Sejak diluncurkan Februari lalu, hingga kini album ini telah menetaskan 4 singles yang apik: Relax, Take It Easy, Grace Kelly, Love Today dan Lollipop Tetapi jangan salah. Tidak ada kesan meniru sedikitpun lewat album perdana Mika ini. Yang ada hanyalah sebuah perayaan terhadap kekayaan artistik yang ciamik.




Paul Oakenfold
A Lively Mind (EMI)






Posisi Paul Oakenfold di jajaran DJ terbaik dunia boleh saja melorot dari peringkat 3 di akhir tahun 2005 lalu, kini harus puas berada di urutan ke-14 saja. Tetapi ternyata hasil olahan tangan dinginnya dalam meracik dance music, beraliran Trance masih tidak boleh dipandang sebelah mata. Lewat album terbarunya ini DJ veteran asal Inggris ini membuktikan bahwa karya-karyanya masih menampilkan a passionate flowing of speed, sophistication, and energy.

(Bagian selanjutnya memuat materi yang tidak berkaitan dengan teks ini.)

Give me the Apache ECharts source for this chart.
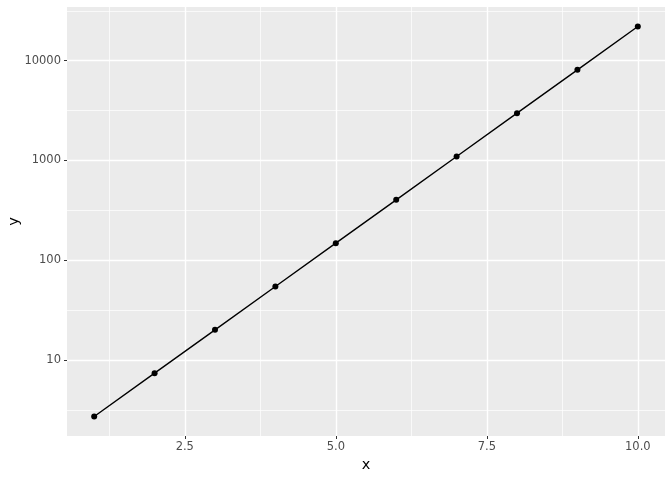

Album terbaru DJ asal Inggris yang ‘besar’ di Ibiza ini menampilkan 12 trance tracks yang sebagian besar hasil kolaborasinya dengan artis-artis lain. Salah satunya adalah bintang film seksi, Brittany Murphy yang kali ini mencoba ikut tarik suara lewat salah satu hit di album ini Faster Kill Pussycat. Selain itu, album ini menampilkan nama-nama artis seperti Spitfire, Pharell Williams, Ryan Tedder dan lain-lain.

Yang jelas jika Anda sedang kangen dengan iraman trungtungtung yang pernah Anda sukai beberapa tahun yang lalu, album ini akan memberikan update yang kurang lebih cukup akurat untuk membaca peta lantai dansa saat ini.



The Godfather – Mario Puzo
An Offer You Can’t Refuse…






Penggalan kalimat di atas diambil dari film terfavorit sepanjang masa (versi IMDB), The Godfather. Hal tersebut tidak berlebihan. Biarpun telah lintas generasi lebih dari 3 dekade, popularitas film ini bisa dikatakan tak tergoyahkan. Tetapi jangan lupa, cikal bakal film ini adalah novel karya Mario Puzo yang diterbitkan pada tahun 1969.

Sejak diterbitkan, novel ini menempati posisi unik dalam psyche dan culture masyarakat Amerika. Karena novel ini, tema mafia yang tadinya hanya tampil dalam berita kriminal, jadi memasuki lahan budaya pop. Banyak kontroversi yang lahir di sekitar judul novel ini dan implikasinya di dunia underworld. Puzo terinspirasi mengangkat tema ini dari pengalamannya sebagai jurnalis.

Buku ini berkisah tentang kebangkitan dan keruntuhan ‘keluarga’ mafia Don Vito Corleone dan putra-putranya. Tetapi tidak sekedar kisah drama biasa, Puzo mendeskripsikan dengan detail berbagai kode perilaku yang aneh dalam dunia mafia, honor system dan perebutan kekuasaan yang penuh kekerasan antara berbagai keluarga saling yang berseteru.

Puzo sebenarnya menulis novel ini untuk mengekspresikan pandangannya keroposnya bangunan spirit bersama - American Dream yang sering dielu-elukan warga negara adidaya ini. Terlepas dari berbagai makna di baliknya, this book is very well-written, suspenseful and explodes in a series of dramatic climaxes. Jadi benar-benar “an offer you can’t refuse” kan?